2021年度の新入社員意識調査「定年まで勤める」層の割合が増加
コロナ禍の影響を就職戦線でモロに受けた2021年4月新卒入社者。
将来について、さらに魅力的に映る企業の制度について、どのような意識を持っているのでしょうか。最近の調査で見ていきます。
就職活動は「厳しかった」が久々に増加に転じる
この調査は東京商工会議所研修センター主催の新入社員ビジネス基礎講座の受講者870人を対象に行ったもので、791人から回答を得ました(回答率は90.9%)。
回答者の属性は、大学(文系)卒が47.2%、大学(理系)卒が15.3%、高校卒が16.6%などとなっています。
まず、就職活動の印象についてですが、近年横ばいで推移していた「厳しかった」「やや厳しかった」と答えた割合が増加に転じました。
具体的には「やや厳しかった」は2年前の2019年度が29.5%に対して2021年度は35.1%に、「厳しかった」は10.7%が14.9%になっています。
過去の経緯を見ても顕著な増加と言えるでしょう。
しかし一方で、「順調だった」も2年前の21.8%から23.0%に増加しています。
「ほぼ順調だった」が37.0%から26.9%と大幅ダウンとなりました。
なお、平均内定企業数も全体的に減少に転じました。
安定志向の表れ?「定年まで働く」の割合が増加
グラフ1は。「今の会社でいつまで働きたいか」を尋ねた結果です。
「定年まで」と答えた割合が2019年度の21.3%から8.0ポイントもの増加で29.3%となりました。
近年、減少傾向にありましたが、ここに来て増加に転じました。
なお、「チャンスがあれば転職」「将来は独立」「時機をを見て退職」の合計値は28.4%と2年前とほぼ同水準です。
「定年まで」の割合は伸びつつも、退職・独立志向の層は一定割合で変わらず存在しているようです。
働き方改革に関係する項目が「魅力的に感じる」制度の上位に
「魅力に感じる企業の制度」を尋ねた結果がグラフ2です。
上位2項目は働き方改革に関係する制度で、ある程度のゆとりと柔軟性のある働き方を求めている意識がうかがえます。
これに続く「資格(検定)等の取得支援」と「人材育成体系(研修計画)の充実」を求める志向は、自己研鑽に対する意識の高さを持つ層と位置付けられ、4割以上が「魅力を感じる」と答えています。
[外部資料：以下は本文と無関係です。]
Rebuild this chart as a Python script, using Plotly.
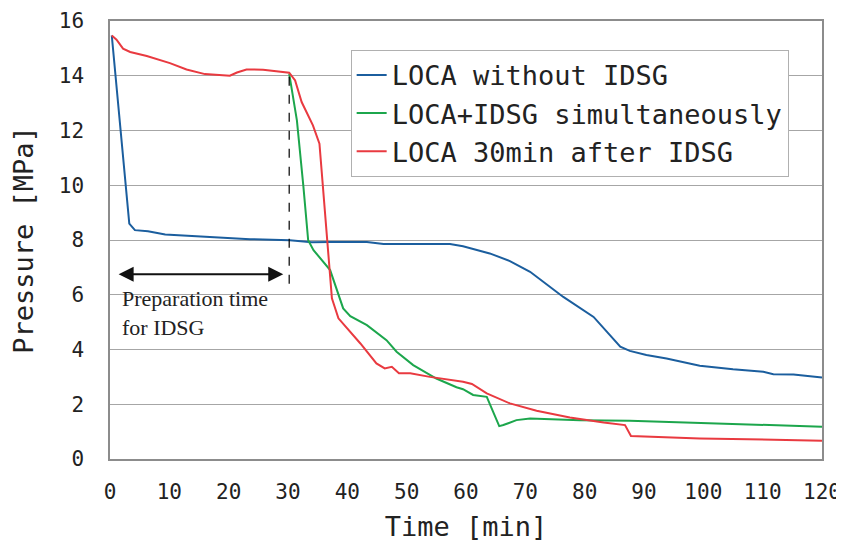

一方で「テレワーク(在宅勤務)」と「出産・育児との両立支援」「介護との両立支援」などは下位となりました。
テレワークに対しては、新人からしたらイメージが沸かないのかもしれません。
育児や介護との両立に関しても、入社後ある程度経過して年齢を重ねないと、その必要性が実感できないと考えることもできます。
他の制度と比べて選ぶ人の割合が少ない結果となりました。